Start TASK INPUT

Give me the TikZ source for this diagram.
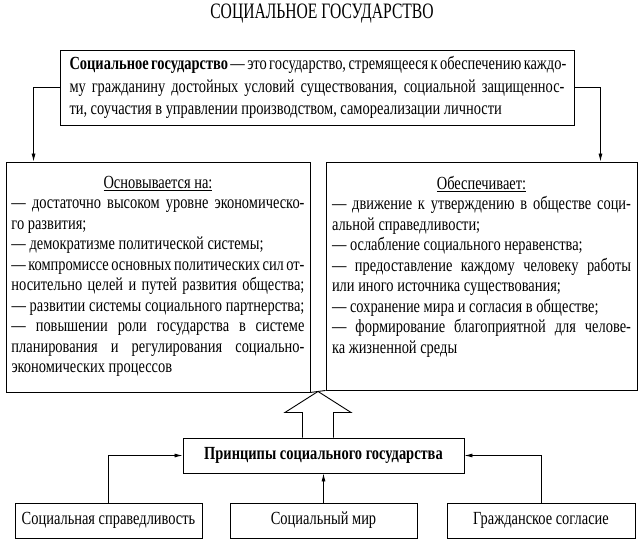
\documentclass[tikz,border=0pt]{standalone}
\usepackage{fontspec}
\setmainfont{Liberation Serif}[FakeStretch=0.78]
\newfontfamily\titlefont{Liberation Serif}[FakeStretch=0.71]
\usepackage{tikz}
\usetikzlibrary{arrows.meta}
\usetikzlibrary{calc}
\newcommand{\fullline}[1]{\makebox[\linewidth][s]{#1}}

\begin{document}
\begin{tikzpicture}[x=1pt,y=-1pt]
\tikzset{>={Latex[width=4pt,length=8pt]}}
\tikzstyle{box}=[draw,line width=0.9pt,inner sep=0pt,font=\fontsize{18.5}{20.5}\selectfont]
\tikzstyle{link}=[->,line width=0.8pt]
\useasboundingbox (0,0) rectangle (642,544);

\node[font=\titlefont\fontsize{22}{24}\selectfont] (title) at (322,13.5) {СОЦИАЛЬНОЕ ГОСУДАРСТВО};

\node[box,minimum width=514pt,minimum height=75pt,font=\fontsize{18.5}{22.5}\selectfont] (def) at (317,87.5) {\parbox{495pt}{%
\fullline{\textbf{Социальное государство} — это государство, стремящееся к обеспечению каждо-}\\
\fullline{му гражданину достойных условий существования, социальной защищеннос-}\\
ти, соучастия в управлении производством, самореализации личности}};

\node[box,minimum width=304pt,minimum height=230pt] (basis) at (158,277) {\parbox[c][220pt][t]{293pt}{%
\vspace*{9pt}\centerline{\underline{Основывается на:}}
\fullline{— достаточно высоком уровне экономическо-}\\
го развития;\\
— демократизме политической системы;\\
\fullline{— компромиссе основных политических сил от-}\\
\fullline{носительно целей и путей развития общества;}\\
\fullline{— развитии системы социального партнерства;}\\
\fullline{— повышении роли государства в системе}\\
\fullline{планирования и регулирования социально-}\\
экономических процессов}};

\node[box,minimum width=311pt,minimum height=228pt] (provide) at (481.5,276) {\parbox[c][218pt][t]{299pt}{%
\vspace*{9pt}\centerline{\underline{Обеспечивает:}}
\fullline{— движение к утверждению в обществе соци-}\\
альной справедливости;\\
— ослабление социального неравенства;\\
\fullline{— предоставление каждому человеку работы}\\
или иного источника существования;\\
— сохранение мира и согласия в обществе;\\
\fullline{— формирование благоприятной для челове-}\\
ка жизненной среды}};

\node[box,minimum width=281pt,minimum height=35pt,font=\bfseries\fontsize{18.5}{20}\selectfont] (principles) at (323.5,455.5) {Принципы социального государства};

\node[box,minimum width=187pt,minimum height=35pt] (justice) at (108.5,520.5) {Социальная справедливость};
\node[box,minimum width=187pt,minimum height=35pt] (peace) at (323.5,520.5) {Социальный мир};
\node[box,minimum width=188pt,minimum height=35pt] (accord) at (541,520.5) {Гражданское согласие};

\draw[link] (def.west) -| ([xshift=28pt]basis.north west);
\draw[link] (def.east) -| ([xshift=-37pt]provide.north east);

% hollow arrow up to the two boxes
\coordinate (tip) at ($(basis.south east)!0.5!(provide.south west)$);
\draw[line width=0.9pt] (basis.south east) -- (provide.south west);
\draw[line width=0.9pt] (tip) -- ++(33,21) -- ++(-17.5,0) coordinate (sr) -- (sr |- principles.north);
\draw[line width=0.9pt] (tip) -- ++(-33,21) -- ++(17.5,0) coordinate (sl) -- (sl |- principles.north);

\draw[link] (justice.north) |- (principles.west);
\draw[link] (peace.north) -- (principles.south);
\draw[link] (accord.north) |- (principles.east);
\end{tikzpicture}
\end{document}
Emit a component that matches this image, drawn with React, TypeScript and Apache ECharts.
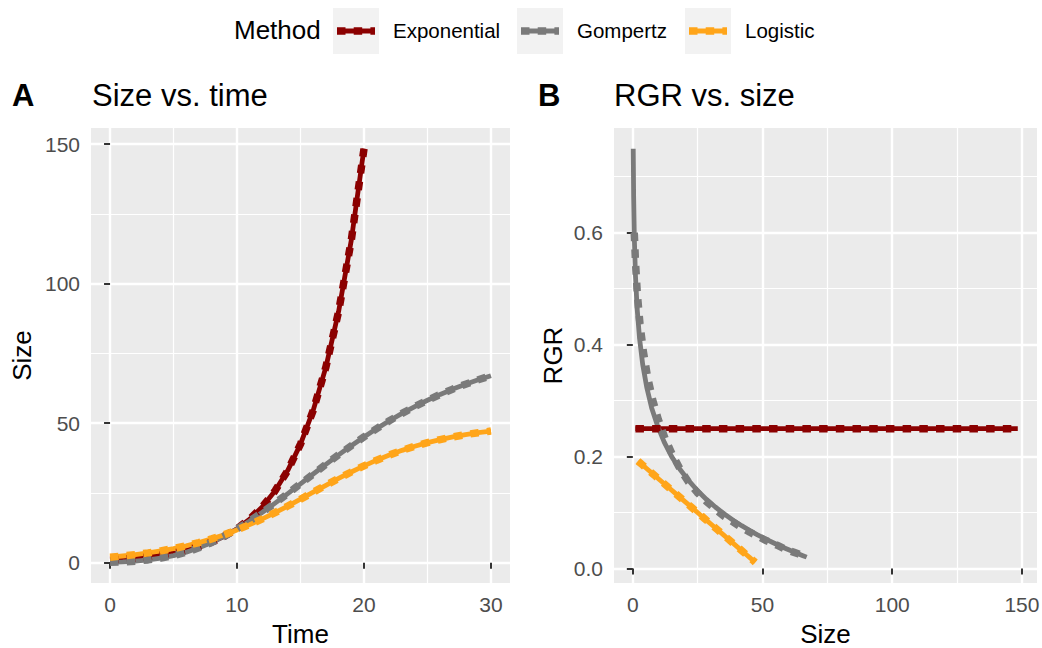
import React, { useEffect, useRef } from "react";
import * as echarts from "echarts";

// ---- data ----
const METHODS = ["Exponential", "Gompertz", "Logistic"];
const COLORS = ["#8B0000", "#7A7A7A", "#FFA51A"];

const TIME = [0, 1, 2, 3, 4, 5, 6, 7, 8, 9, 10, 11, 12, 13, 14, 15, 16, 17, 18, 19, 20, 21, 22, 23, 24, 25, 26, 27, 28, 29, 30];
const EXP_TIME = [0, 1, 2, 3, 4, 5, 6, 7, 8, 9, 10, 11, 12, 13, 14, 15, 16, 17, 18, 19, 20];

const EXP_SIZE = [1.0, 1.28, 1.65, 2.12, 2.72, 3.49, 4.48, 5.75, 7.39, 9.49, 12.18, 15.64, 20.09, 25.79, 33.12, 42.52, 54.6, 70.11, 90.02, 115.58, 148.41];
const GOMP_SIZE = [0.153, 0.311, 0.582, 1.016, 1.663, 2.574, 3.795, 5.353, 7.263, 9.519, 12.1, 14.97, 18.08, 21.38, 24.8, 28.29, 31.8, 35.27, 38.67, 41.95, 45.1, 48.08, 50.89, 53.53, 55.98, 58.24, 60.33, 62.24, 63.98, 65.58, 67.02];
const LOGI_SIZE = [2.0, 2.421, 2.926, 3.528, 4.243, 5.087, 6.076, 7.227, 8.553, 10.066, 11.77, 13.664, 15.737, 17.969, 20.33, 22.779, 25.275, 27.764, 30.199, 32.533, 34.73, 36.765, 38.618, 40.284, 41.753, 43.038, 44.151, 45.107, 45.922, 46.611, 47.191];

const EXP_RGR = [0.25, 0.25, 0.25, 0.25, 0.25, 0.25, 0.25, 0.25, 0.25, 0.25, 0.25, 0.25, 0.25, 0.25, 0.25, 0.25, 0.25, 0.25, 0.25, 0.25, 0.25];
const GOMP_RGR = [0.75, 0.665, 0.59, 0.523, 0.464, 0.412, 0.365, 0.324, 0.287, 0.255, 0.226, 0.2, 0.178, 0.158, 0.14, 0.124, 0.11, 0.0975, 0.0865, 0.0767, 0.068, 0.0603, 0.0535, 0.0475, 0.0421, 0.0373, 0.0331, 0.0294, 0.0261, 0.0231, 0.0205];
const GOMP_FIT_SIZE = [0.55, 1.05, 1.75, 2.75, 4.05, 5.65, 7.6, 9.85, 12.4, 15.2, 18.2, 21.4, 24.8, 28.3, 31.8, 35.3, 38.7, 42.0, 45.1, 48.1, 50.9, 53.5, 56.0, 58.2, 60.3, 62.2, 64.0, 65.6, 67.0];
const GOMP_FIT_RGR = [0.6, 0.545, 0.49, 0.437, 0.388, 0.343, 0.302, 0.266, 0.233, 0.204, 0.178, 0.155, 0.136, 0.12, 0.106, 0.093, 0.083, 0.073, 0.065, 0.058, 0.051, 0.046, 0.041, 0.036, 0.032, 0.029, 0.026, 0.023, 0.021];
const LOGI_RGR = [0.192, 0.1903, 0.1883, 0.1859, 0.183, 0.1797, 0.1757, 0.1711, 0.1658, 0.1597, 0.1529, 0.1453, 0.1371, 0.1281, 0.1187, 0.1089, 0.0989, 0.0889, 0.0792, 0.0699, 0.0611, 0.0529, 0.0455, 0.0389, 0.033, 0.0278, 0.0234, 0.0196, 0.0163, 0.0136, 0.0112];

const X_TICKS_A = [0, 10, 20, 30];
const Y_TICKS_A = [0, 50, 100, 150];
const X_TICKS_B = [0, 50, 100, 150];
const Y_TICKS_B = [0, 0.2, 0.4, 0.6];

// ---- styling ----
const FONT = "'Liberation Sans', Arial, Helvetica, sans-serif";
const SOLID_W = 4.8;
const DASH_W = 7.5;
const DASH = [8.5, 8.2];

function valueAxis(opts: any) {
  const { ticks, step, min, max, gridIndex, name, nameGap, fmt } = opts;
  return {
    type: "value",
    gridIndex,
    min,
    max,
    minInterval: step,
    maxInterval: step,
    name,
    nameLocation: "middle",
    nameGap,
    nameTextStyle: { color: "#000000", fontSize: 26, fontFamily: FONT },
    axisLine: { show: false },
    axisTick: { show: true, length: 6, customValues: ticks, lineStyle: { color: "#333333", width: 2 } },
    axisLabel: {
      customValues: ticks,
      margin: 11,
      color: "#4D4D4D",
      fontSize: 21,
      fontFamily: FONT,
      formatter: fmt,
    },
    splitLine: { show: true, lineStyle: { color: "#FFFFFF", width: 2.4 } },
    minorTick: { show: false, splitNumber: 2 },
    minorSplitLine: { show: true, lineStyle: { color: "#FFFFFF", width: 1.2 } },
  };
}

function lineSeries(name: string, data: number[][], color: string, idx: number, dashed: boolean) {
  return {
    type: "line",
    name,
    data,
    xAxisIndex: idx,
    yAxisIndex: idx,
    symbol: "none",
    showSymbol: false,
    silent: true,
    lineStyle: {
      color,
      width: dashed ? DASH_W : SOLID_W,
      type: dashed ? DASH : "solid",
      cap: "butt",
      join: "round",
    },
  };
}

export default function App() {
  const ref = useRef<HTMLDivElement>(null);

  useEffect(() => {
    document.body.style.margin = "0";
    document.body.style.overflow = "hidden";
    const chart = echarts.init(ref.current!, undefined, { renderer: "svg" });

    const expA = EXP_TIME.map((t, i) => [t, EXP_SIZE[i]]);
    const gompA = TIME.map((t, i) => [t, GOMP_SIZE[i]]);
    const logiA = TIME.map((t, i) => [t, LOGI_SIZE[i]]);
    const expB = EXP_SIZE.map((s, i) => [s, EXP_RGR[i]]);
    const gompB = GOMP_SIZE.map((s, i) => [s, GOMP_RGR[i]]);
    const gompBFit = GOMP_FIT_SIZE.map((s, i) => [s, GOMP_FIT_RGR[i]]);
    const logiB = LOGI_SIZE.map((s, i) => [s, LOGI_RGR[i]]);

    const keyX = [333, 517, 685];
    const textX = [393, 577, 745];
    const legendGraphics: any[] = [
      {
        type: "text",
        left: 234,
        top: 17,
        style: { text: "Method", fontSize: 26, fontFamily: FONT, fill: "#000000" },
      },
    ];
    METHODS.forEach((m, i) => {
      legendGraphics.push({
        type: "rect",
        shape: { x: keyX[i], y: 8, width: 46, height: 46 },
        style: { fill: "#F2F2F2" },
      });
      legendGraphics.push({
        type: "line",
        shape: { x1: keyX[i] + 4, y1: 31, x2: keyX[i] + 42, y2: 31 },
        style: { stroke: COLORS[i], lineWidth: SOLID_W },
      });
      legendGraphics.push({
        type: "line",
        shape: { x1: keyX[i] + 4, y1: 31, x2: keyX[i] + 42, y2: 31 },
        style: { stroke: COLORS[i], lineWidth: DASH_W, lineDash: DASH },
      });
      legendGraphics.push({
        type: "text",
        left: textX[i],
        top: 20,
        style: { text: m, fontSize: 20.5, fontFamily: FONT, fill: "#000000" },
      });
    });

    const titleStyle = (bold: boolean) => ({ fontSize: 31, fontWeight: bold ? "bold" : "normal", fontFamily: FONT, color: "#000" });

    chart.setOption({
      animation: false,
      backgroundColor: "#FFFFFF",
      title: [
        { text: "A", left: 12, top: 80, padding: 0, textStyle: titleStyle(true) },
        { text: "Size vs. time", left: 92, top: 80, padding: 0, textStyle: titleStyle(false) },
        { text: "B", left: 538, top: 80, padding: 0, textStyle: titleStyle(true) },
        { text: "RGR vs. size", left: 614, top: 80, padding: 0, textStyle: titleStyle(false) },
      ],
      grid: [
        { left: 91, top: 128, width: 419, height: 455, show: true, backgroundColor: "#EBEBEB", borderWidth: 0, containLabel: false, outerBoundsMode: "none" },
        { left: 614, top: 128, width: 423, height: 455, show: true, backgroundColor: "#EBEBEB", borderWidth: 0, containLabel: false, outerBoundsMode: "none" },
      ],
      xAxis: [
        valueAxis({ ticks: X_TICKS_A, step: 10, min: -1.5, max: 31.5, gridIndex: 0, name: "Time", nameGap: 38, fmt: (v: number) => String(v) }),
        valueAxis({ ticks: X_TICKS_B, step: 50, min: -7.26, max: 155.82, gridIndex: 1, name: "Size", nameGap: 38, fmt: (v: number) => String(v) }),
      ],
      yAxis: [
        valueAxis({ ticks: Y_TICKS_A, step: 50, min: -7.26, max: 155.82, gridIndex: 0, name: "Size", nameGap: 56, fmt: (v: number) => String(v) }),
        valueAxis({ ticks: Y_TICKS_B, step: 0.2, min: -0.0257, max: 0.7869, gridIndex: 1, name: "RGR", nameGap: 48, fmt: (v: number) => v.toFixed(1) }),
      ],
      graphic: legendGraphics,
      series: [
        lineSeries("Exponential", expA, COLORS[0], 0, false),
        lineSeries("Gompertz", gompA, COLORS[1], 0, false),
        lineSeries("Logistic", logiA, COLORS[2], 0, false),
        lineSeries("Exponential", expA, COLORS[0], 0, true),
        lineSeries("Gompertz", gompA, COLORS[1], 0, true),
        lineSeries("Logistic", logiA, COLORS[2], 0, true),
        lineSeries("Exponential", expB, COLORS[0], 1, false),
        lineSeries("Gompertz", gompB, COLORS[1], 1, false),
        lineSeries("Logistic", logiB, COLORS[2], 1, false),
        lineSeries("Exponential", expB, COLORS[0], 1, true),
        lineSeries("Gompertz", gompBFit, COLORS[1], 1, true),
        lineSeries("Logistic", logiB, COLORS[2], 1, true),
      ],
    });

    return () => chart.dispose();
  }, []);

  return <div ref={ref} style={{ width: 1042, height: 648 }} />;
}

End TASK INPUT

▶ **TASK BRIEF**: Your task is to restate word for word the lines from the top of the data to the line containing "(title) at (322,13.5)", both ends included, with every picture left out.

▶ **FINISHED TASK**:
Give me the TikZ source for this diagram.
\documentclass[tikz,border=0pt]{standalone}
\usepackage{fontspec}
\setmainfont{Liberation Serif}[FakeStretch=0.78]
\newfontfamily\titlefont{Liberation Serif}[FakeStretch=0.71]
\usepackage{tikz}
\usetikzlibrary{arrows.meta}
\usetikzlibrary{calc}
\newcommand{\fullline}[1]{\makebox[\linewidth][s]{#1}}

\begin{document}
\begin{tikzpicture}[x=1pt,y=-1pt]
\tikzset{>={Latex[width=4pt,length=8pt]}}
\tikzstyle{box}=[draw,line width=0.9pt,inner sep=0pt,font=\fontsize{18.5}{20.5}\selectfont]
\tikzstyle{link}=[->,line width=0.8pt]
\useasboundingbox (0,0) rectangle (642,544);

\node[font=\titlefont\fontsize{22}{24}\selectfont] (title) at (322,13.5) {СОЦИАЛЬНОЕ ГОСУДАРСТВО};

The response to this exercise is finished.